IRS Takes Steps To Address Phone Access Issues For Tax Practitioners

At the most recent meeting of the American Bar Association’s Tax Section, the IRS noted that it was looking into solutions for preventing line-blocking technology from tying up IRS phone lines.

The pilot program is going to use artificial intelligence technology to attempt to weed out calls made by these services. The initial roll out will be on lines used by tax practitioners.

The Practitioner Priority Line (or PPL) is used by a taxpayer’s authorized representative to resolve taxpayer issues with the IRS. Unfortunately, this line, which one would expect to be staffed by highly trained, highly empowered individuals suffers from the same problems currently plaguing most of the other IRS phone lines, including often going unanswered “due to high call volume.”

Tax practitioners and their industry associations have been vocal about the IRS’ need to address the phone problems.

In a recent letter to the IRS’ Director of Customer Account Services the American Institute of Certified Public Accountants (AICPA) once again requested specific remedies for improving service on the PPL including asking that the IRS “Investigate certain systemic call answering issues. The PPS [sic] line is open between 7:00am and 7:00pm in each time zone. Tax practitioners in the Mountain and Pacific time zones are expressing concerns about PPS line access particularly regarding the 7:00am opening time.”

The issue is that even if a practitioner calls the PPL at 6:45, 6:55, and 7:00 a.m. mountain time they often receive a “courtesy disconnect” and cannot even get placed into the hold queue. It can take several attempts to be put into the hold queue and wait times can still be up to or over an hour. Many in the industry have long suspected that commercial “line jumping” technologies are a large part of the problem.
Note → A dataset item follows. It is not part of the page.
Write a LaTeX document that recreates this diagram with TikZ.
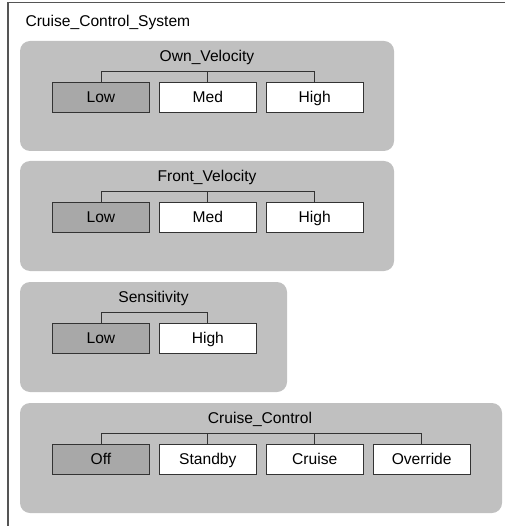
\documentclass[tikz,border=0pt]{standalone}
\usepackage{fontspec}
\setmainfont{Liberation Sans}
\usetikzlibrary{positioning}
\definecolor{panelgray}{HTML}{C0C0C0}
\definecolor{lowgray}{HTML}{A8A8A8}
\definecolor{framegray}{HTML}{555555}

\begin{document}
\begin{tikzpicture}[x=1pt, y=-1pt,
		every node/.style={font=\fontsize{15.6}{18}\selectfont},
		panel/.style={fill=panelgray, rounded corners=10pt},
		state/.style={draw=black!80, fill=white, line width=0.9pt, minimum width=97pt, minimum height=30pt, inner sep=0pt, text height=11pt, text depth=0pt},
		initial/.style={state, fill=lowgray},
		bar/.style={draw=black!80, line width=0.9pt}]
		\useasboundingbox (0,0) rectangle (505,526);
		\draw [framegray, line width=1.2pt] (8,526) -- (8,2.5) -- (505,2.5);
		\node [anchor=base west] (sys) at (22,27) {Cruise\_Control\_System};
		% own velocity
		\fill [panel] (20,41) rectangle (394,151);
		\node [anchor=base] (ownv) at (207,62) {Own\_Velocity};
		\node [initial, anchor=north west] (ownlow) at (52,82) {Low};
		\node [state, right=9pt of ownlow] (ownmed) {Med};
		\node [state, right=9pt of ownmed] (ownhigh) {High};
		\draw [bar] (ownlow.north) -- ++(0pt,11pt) -| (ownhigh.north);
		\draw [bar] (ownmed.north) -- ++(0pt,11pt);
		% front velocity
		\fill [panel] (20,161) rectangle (394,271);
		\node [anchor=base] (frontv) at (207,182) {Front\_Velocity};
		\node [initial, anchor=north west] (frontlow) at (52,202) {Low};
		\node [state, right=9pt of frontlow] (frontmed) {Med};
		\node [state, right=9pt of frontmed] (fronthigh) {High};
		\draw [bar] (frontlow.north) -- ++(0pt,11pt) -| (fronthigh.north);
		\draw [bar] (frontmed.north) -- ++(0pt,11pt);
		% sensitivity
		\fill [panel] (20,282) rectangle (287,392);
		\node [anchor=base] (sens) at (153.5,302) {Sensitivity};
		\node [initial, anchor=north west] (senslow) at (52,323) {Low};
		\node [state, right=9pt of senslow] (senshigh) {High};
		\draw [bar] (senslow.north) -- ++(0pt,11pt) -| (senshigh.north);
		% cruise control
		\fill [panel] (20,403) rectangle (502,513);
		\node [anchor=base] (cc) at (260,423) {Cruise\_Control};
		\node [initial, anchor=north west] (ccoff) at (52,444) {Off};
		\node [state, right=9pt of ccoff] (ccstandby) {Standby};
		\node [state, right=9pt of ccstandby] (cccruise) {Cruise};
		\node [state, right=9pt of cccruise] (ccoverride) {Override};
		\draw [bar] (ccoff.north) -- ++(0pt,11pt) -| (ccoverride.north);
		\draw [bar] (ccstandby.north) -- ++(0pt,11pt);
		\draw [bar] (cccruise.north) -- ++(0pt,11pt);
	\end{tikzpicture}
\end{document}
The IRS agrees and is looking at ways to mitigate (or eliminate) the problem.

Always of concern is private industry’s ability to respond to IRS mitigation measures. Ed Zollars, a CPA practicing in Arizona and an author and instructor for Kaplan Financial Education, notes that “The next steps will be key—will EnQ [one of the main providers of line jumping services] build a workaround and, if they do, does the IRS have another ‘are you a robot’ test to bring out right away?”

Zollars also reminds us that right now the IRS is only testing this on a few lines (specifically the PPL). He wonders if the IRS is waiting to see EnQ (and others’) response before implementing the strategy on all potentially affected lines. In other words, the IRS may be starting small to ensure that they have truly solved the problem and can answer any potential responses to the problem before implementing the solution on all phone service lines.

In the meantime, EnQ has noted on its home page that it is “temporarily suspending services to: Practitioner Priority Service Business, Correspondence Examination Individual/Business, and Automated Underreporter due to changes on the IRS call center.” It recommends their paid subscribers “direct [their] calls to other departments while we work on a solution.” Zollars warns that until the IRS has a chance to fully test their solution and implement any additional mitigation tactics they anticipated might be needed “we could be in for a few days of ‘whack-a-mole’ for this situation.”

Nevertheless, the first step in finding a solution is admitting there is a problem and the IRS has at this point acknowledged the problem created by line jumping technology for the Service, tax practitioners, and taxpayers and is moving towards finding a solution. A solution that, if it works, will be a game changer for taxpayers and their representatives.